- Church: Catholic Church
- Diocese: Diocese of Monterey-Fresno
- In office: April 28, 1933 – January 3, 1953
- Predecessor: John Bernard MacGinley
- Successor: Aloysius Joseph Willinger

Orders
- Ordination: June 6, 1903 by Pietro Respighi
- Consecration: June 29, 1933 by Edward Joseph Hanna

Personal details
- Born: February 22, 1880 Belleville, Illinois, United States
- Died: January 3, 1953 (aged 72) Fresno, California, United States

= Philip George Scher =

American clergyman

Philip George Scher (February 22, 1880 - January 3, 1953) was an American clergyman of the Roman Catholic Church. He served as Bishop of Monterey-Fresno from 1933 until his death in 1953.

==Biography==
Philip Scher was born in Belleville, Illinois, to Philip Joseph and Catherine (née Wagner) Scher, who were German immigrants. He received his early education at the parochial school of St. Peter's Church in his native city. He then attended the Pontifical College Josephinum in Columbus, Ohio, from 1893 to 1896. He continued his studies at the Propaganda College in Rome, where he was ordained to the priesthood by Cardinal Pietro Respighi on June 6, 1903. Upon his return to the United States in 1903, he served as a teacher at the Josephinum for a year.

Scher then went to California due to ill health and was incardinated into the Diocese of Monterey-Los Angeles in October 1904. He served as a curate at St. Vibiana's Cathedral in Los Angeles (1904–05) and at Our Lady of Sorrows Church in Santa Barbara (1905–08) before receiving his first pastorate at Our Lady of Mount Carmel Church in Montecito in 1908. He then served at St. Brigid Church in Hanford (1911–18) and St. Francis Church in Bakersfield (1918–24), and was transferred to St. Joseph Church in Capitola after requesting a small parish due to a return to ill health. In 1930, he became a pastor in Monterey and vicar general of the diocese.
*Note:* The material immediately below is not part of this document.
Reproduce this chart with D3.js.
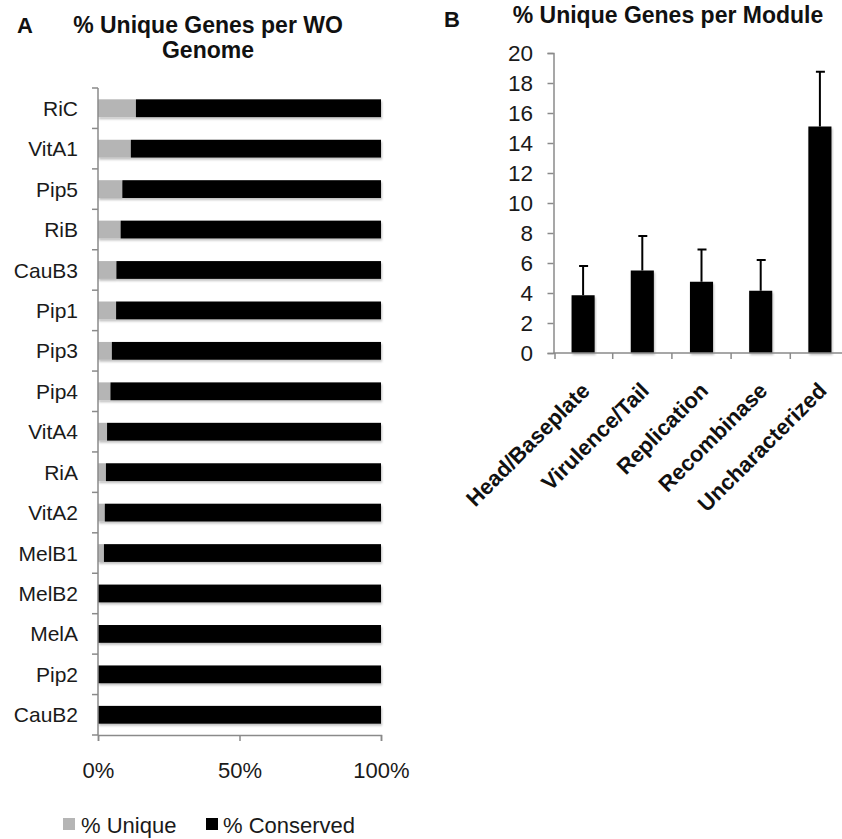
<!DOCTYPE html>
<html><head><meta charset="utf-8">
<script src="https://cdn.jsdelivr.net/npm/d3@7"></script>
<style>
body{margin:0;background:#fff;}
svg{font-family:"Liberation Sans",Arial,sans-serif;}
</style></head>
<body>
<svg id="c" width="842" height="839"></svg>
<script>
// Panel A data
const genomes = ["RiC","VitA1","Pip5","RiB","CauB3","Pip1","Pip3","Pip4","VitA4","RiA","VitA2","MelB1","MelB2","MelA","Pip2","CauB2"];
const uniquePct = [13.4,11.6,8.6,8.0,6.5,6.4,4.9,4.4,3.2,2.8,2.4,2.1,0,0,0,0];
const conservedPct = uniquePct.map(u => 100 - u);
const xTicksA = [0,50,100];
const seriesNames = ["% Unique","% Conserved"];
const seriesColors = ["#b5b5b5","#000000"];

// Panel B data
const modules = ["Head/Baseplate","Virulence/Tail","Replication","Recombinase","Uncharacterized"];
const moduleMeans = [3.85,5.5,4.75,4.15,15.1];
const moduleErrTop = [5.8,7.8,6.9,6.2,18.75];
const yTicksB = [0,2,4,6,8,10,12,14,16,18,20];

const svg = d3.select("#c");
const defs = svg.append("defs");
const f = defs.append("filter").attr("id","sh").attr("x","-5%").attr("y","-20%").attr("width","115%").attr("height","160%");
f.append("feDropShadow").attr("dx",1).attr("dy",2).attr("stdDeviation",1.2).attr("flood-color","#000").attr("flood-opacity",0.25);

const axisCol = "#8a8a8a";
const txtCol = "#1a1a1a";

// ---------- Panel A ----------
const xA = d3.scaleLinear().domain([0,100]).range([98,381]);
const yA = d3.scaleBand().domain(genomes).range([88,735]).paddingInner(0.56).paddingOuter(0.28);
const gA = svg.append("g");

// bars
const rows = gA.selectAll("g.row").data(genomes).join("g").attr("class","row").attr("filter","url(#sh)");
rows.append("rect").attr("x",xA(0)).attr("y",d=>yA(d)).attr("height",yA.bandwidth())
  .attr("width",(d,i)=>xA(uniquePct[i])-xA(0)).attr("fill",seriesColors[0]);
rows.append("rect").attr("x",(d,i)=>xA(uniquePct[i])).attr("y",d=>yA(d)).attr("height",yA.bandwidth())
  .attr("width",(d,i)=>xA(100)-xA(uniquePct[i])).attr("fill",seriesColors[1]);

// y axis line & ticks at band boundaries
gA.append("line").attr("x1",98).attr("x2",98).attr("y1",88).attr("y2",735).attr("stroke",axisCol).attr("stroke-width",1.5);
const bounds = d3.range(genomes.length+1).map(i=>88+i*(735-88)/genomes.length);
gA.selectAll("line.yt").data(bounds).join("line").attr("x1",92).attr("x2",98).attr("y1",d=>d).attr("y2",d=>d).attr("stroke",axisCol).attr("stroke-width",1.5);
gA.selectAll("text.yl").data(genomes).join("text").attr("x",78).attr("y",d=>yA(d)+yA.bandwidth()/2)
  .attr("dy","0.36em").attr("text-anchor","end").attr("font-size",21).attr("fill",txtCol).text(d=>d);

// x axis
const axA = d3.axisBottom(xA).tickValues(xTicksA).tickSize(6).tickFormat(d=>d+"%");
const gax = gA.append("g").attr("transform","translate(0,735)").call(axA);
gax.select(".domain").attr("stroke",axisCol).attr("stroke-width",1.5);
gax.selectAll(".tick line").attr("stroke",axisCol).attr("stroke-width",1.5);
gax.selectAll(".tick text").attr("font-size",22).attr("fill",txtCol).attr("y",43).attr("dy",0).attr("font-family","Liberation Sans, Arial, sans-serif");

// titles
svg.append("text").attr("x",17).attr("y",33).attr("font-size",22).attr("font-weight","bold").attr("fill","#111").text("A");
svg.append("text").attr("x",208).attr("y",33).attr("text-anchor","middle").attr("font-size",23).attr("font-weight","bold").attr("fill","#111").text("% Unique Genes per WO");
svg.append("text").attr("x",208).attr("y",58).attr("text-anchor","middle").attr("font-size",23).attr("font-weight","bold").attr("fill","#111").text("Genome");

// legend
const lgX = [63,206];
const lg = svg.selectAll("g.lg").data(seriesNames).join("g").attr("class","lg").attr("transform",(d,i)=>`translate(${lgX[i]},818)`);
lg.append("rect").attr("width",12).attr("height",12).attr("fill",(d,i)=>seriesColors[i]);
lg.append("text").attr("x",(d,i)=>i===0?18:17).attr("y",15).attr("font-size",22).attr("fill",txtCol).text(d=>d);

// ---------- Panel B ----------
const yB = d3.scaleLinear().domain([0,20]).range([353,53]);
const xB = d3.scaleBand().domain(modules).range([553.5,849.5]).paddingInner(0.61).paddingOuter(0.305);
const gB = svg.append("g");

gB.selectAll("rect.b").data(modules).join("rect").attr("class","b").attr("filter","url(#sh)")
  .attr("x",d=>xB(d)).attr("width",xB.bandwidth()).attr("y",(d,i)=>yB(moduleMeans[i])).attr("height",(d,i)=>yB(0)-yB(moduleMeans[i])).attr("fill","#000");

// error bars
const eb = gB.selectAll("g.eb").data(modules).join("g").attr("class","eb");
eb.append("line").attr("x1",d=>xB(d)+xB.bandwidth()/2).attr("x2",d=>xB(d)+xB.bandwidth()/2)
  .attr("y1",(d,i)=>yB(moduleMeans[i])).attr("y2",(d,i)=>yB(moduleErrTop[i])).attr("stroke","#000").attr("stroke-width",2);
eb.append("line").attr("x1",d=>xB(d)+xB.bandwidth()/2-4).attr("x2",d=>xB(d)+xB.bandwidth()/2+5)
  .attr("y1",(d,i)=>yB(moduleErrTop[i])).attr("y2",(d,i)=>yB(moduleErrTop[i])).attr("stroke","#000").attr("stroke-width",2);

// y axis
const ayB = d3.axisLeft(yB).tickValues(yTicksB).tickSize(6);
const gy = gB.append("g").attr("transform","translate(553.5,0)").call(ayB);
gy.select(".domain").attr("stroke",axisCol).attr("stroke-width",1.5);
gy.selectAll(".tick line").attr("stroke",axisCol).attr("stroke-width",1.5);
gy.selectAll(".tick text").attr("font-size",22.5).attr("fill",txtCol).attr("x",-20.5).attr("font-family","Liberation Sans, Arial, sans-serif");

// x axis line and ticks at band boundaries
gB.append("line").attr("x1",553.5).attr("x2",842).attr("y1",353).attr("y2",353).attr("stroke",axisCol).attr("stroke-width",1.5);
const bB = d3.range(modules.length).map(i=>553.5+i*xB.step()+ (i===0?1.5:0));
gB.selectAll("line.xt").data(bB).join("line").attr("x1",d=>d).attr("x2",d=>d).attr("y1",353).attr("y2",359).attr("stroke",axisCol).attr("stroke-width",1.5);

gB.selectAll("text.xl").data(modules).join("text")
  .attr("transform",d=>`translate(${xB(d)+xB.bandwidth()/2+8},392) rotate(-45)`)
  .attr("text-anchor","end").attr("font-size",22).attr("font-weight","bold").attr("fill","#111").text(d=>d);

svg.append("text").attr("x",444).attr("y",27).attr("font-size",22).attr("font-weight","bold").attr("fill","#111").text("B");
svg.append("text").attr("x",668).attr("y",23).attr("text-anchor","middle").attr("font-size",23).attr("font-weight","bold").attr("fill","#111").text("% Unique Genes per Module");
</script>
</body></html>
On April 28, 1933, Scher was appointed Bishop of Monterey-Fresno by Pope Pius XI. He received his episcopal consecration on the following June 29 from Archbishop Edward Joseph Hanna, with Bishops John Joseph Cantwell and Thomas Kiely Gorman serving as co-consecrators. After suffering a stroke in 1946, he was confined to a hospital in Fresno, and received Aloysius Joseph Willinger as his coadjutor bishop. He later died at age 72.